I was back home in Salisbury for Christmas at the time of the gig, so had to travel along the coast to Brighton especially for it. For some unfathomable reason I had not taken the keys to my flat home with me, but had left them with the elderly couple upstairs for safe keeping. How I would gain access to the flat in the event that they were away was something that evidently did not occur to me, but fortunately they were at home. The gig itself not only took place shortly before Christmas, but was also the very last one of an epic European tour, leading to some side-splitting festive frolics between Suzanne and the band onstage.

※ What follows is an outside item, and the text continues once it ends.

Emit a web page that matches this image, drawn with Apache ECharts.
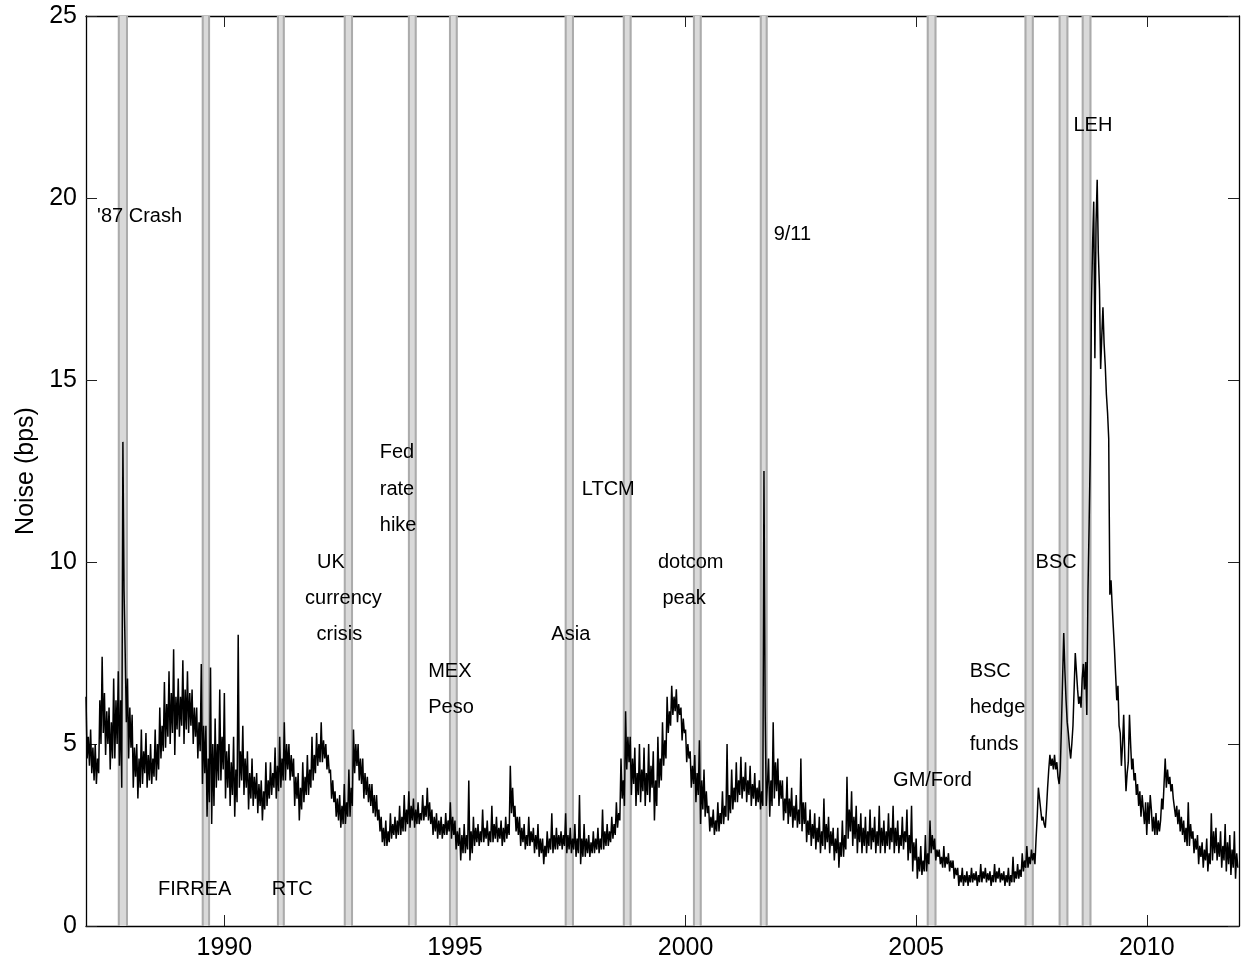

As for me, I nabbed a huge poster of the gig from the venue afterwards and attached it to the picture rail in my bedroom with drawing pins, since we were strictly forbidden from sticking posters up in the flat.

I think the main part of the story ends there, really. It would be another three years before Days of Open Hand came out; by that time I had left Sussex and was embarking on other musical experiences, ones in which the music of Suzanne and others like her featured less and less. I liked the album well enough, especially the limpid grace of “Tired of Sleeping” and the epic drift of “Pilgrimage”, but there was also a listless, even moping quality to some of it. Clearly Suzanne too realized that there was a need for a change of direction, since for her next effort, 99.9F°, she brought in an outside producer (who ended up marrying her, the bastard) whose use of industrial-lite rhythmic textures entirely failed to convince me. Subsequent albums, I’m sorry to say, passed me by completely.

Nevertheless, it was a no-brainer to see Suzanne at the Konzerthaus, and I even got front row seats as I had done that time in Brighton. The concert was greatly enjoyable, no doubt largely because only a handful of songs from those later albums were played. I do wish there had been a full band, though, instead of just bass (the same bass player as at every other Suzanne concert I’ve ever seen) and guitar (a bloke who seemed ludicrously unconcerned about his absurd ageing-punk hair and attire). A song like “Left of Center”, for example, suffered from being played with just bass and vocals, losing the tumbling, propulsive energy of the studio version with Joe Jackson on piano.

Between songs Suzanne was hugely entertaining, liberally throwing out anecdotes and launching into an audience-participation riff to find out what kind of person Vienna was (the not entirely inaccurate answer that came her way being “a grumpy old man”). For all her sparkling onstage persona, though, there’s a seriousness and a directness to her art that absolutely never falters, such is the clear-minded fluency with which she sings.

And best of all, Suzanne answered my silent hopes by playing “Gypsy”, a song that captivates me today as much as it did when I was a confused and lonely teenager a quarter of a century ago.